Oil and gas regulators are poised to write new rules this week requiring companies to test, map and remove some of their underground lines, which regularly leak planet-warming gases and sometimes explode.
The new rules will be among the first to be updated since lawmakers this year changed the mission for the Colorado Oil and Gas Conservation Commission to protect public health, safety and the environment. The COGCC’s previous mission largely prioritized fostering oil and gas development.
Over the next three days, the nine-member commission will review COGCC staff recommendations that have been in the works since April. The hearings are based in Greeley, which is in Weld County, the state’s top-producing oil and gas region. The commission will be weighing concerns raised by the industry and demands from environmental groups before it is expected to finalize new rules by the end of the week.
“We’re doing everything we can to ensure that a balance is achieved,” Jeff Robbins, the director for the COGCC, told KUNC on Tuesday.
The proposed regulations come after the 2017 home explosion in Firestone that injured Erin Martinez and killed her husband, Mark Martinez, and her brother, Joey Irwin. The home was built next to a severed flowline, a type of pipeline that collects and moves oil and gas between wells and to storage tanks, that was leaking gas into the basement.

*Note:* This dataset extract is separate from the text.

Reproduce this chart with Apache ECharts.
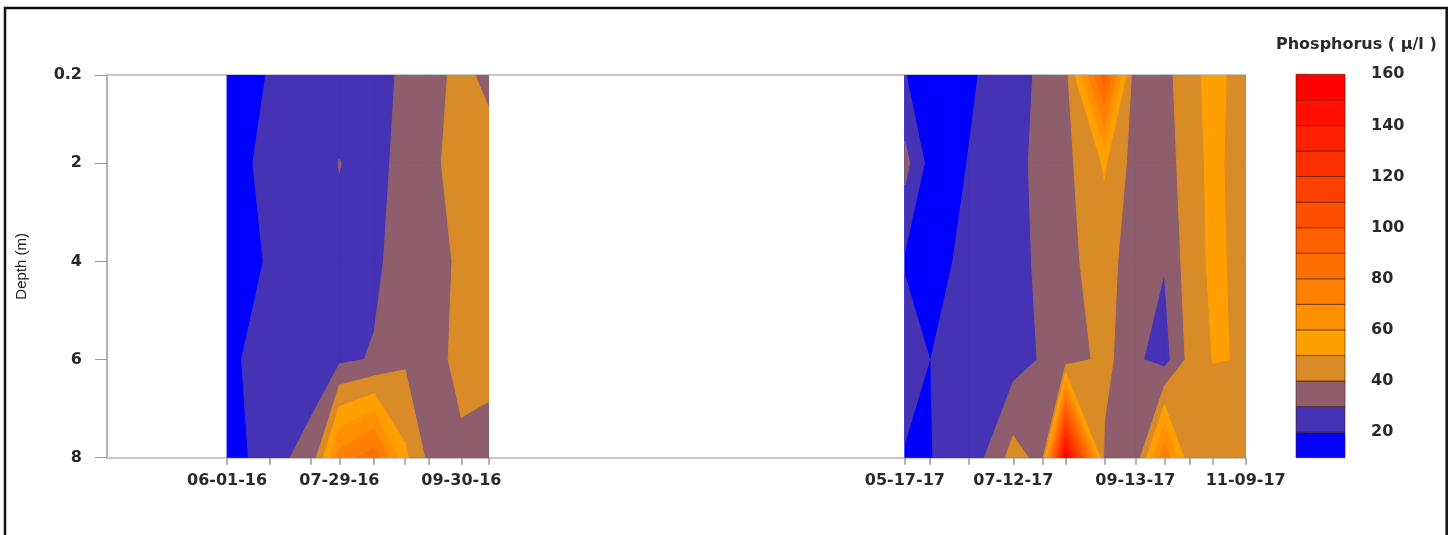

In a growing state where new housing developments and oil and gas production sites are creeping ever closer to one another, the explosion renewed calls for greater regulation of the industry. Gov. John Hickenlooper’s administration updated the rules, requiring additional testing and location reporting to the Call 811 program. But Hickenlooper also opposed public mapping of lines, citing security concerns and the potential for theft and vandalism.
Democrats, who took control of state government in 2018, passed Senate Bill 181 in April, which required the COGCC to go back to the drawing board and write rules that reflected the commission’s new mandate to protect public health and safety.
What the new rules will look like is being debated. It remains to be seen how detailed the maps will be, what types of pipelines will be mapped and when and where certain pipelines should be dug up and removed.
Currently, oil and gas companies are required to report the start-point and end-points of flowlines to the 811 “call before you dig” program. The COGCC staff is proposing to require that oil and gas companies provide location information for the entire pipeline to the COGCC so that it can be posted online for public inspection.
Environmental groups want to see a detailed, high-resolution map of all pipelines. They say such maps are necessary for people to know whether they are living near pipelines and for city planners to know where homes should and should not be built.
But oil and gas industry representatives want the maps with less detail. Detailed maps, they say, could cause illegal trespassing and vandalism or cause people to endanger themselves by relying on the maps rather than the Call 811 program. They also say such requirements, if applied to all confirmed 7,000 miles of existing flowlines, could violate constitutional protections against retroactive regulations.
Another big question is what the COGCC will do about an unregulated class of pipelines known as gathering lines. These pipelines are larger than flowlines and can carry oil and gas to processing facilities. Companies are not required to report where these lines are located and there is no state permit required to build them. The pipelines currently are inspected for safety by the Colorado Public Utilities Commission, which has six inspectors also responsible for other utility infrastructure. In 2018, a gathering line explosion in Texas killed a 3-year-old girl.
Oil and gas representatives say the COGCC cannot regulate gathering pipelines because it does not have the authority to do so from the Department of Transportation’s Pipeline and Hazardous Materials Safety Administration. Julie Murphy, the COGCC’s chief of staff, has said the agency does not have jurisdiction over the pipelines. Senate Majority Leader Stephen Fenberg, a Democrat from Boulder, told The Colorado Independent on Tuesday that lawmakers are “looking at all of the different pipeline regulations and authorities — including for gathering lines — to see if there are changes that need to happen” for the 2020 legislative session, which begins Jan. 8.
The COGCC will also decide what companies are required to do when they are done using the pipelines. Currently, state law allows companies to leave pipelines in the ground when they abandon a well. The COGCC is proposing that companies remove most of these pipelines, unless doing so would cause more environmental damage than leaving them underground or if the lines are within a certain distance of other active pipelines, among other exemptions from removal.
The COGCC is also proposing that pipelines be tested more frequently. Environmental groups support the change. But the industry has pushed back, saying such testing can stress the pipes and weaken them.
During a hearing Tuesday night at the University of Northern Colorado, several people said the proposed rules are concerning. Rep. Perry Buck, a Republican from Windsor, said she worries new rules would overregulate the industry, calling them part of a “backdoor political agenda that seeks to stifle oil and gas development in the state.”
Meanwhile, environmental groups are pushing the COGCC to adopt the proposed rules. Jeremy Nichols, the climate and energy program director with WildEarth Guardians, called them a good step in the right direction. “Gaps have led to tragedy,” Nichols said. “This is about ensuring that Colorado has the safest oil and gas rules on the books.”
This story was updated Nov. 21 to specify in the headline that the rulemaking deals with flow lines. The previous headline said pipelines.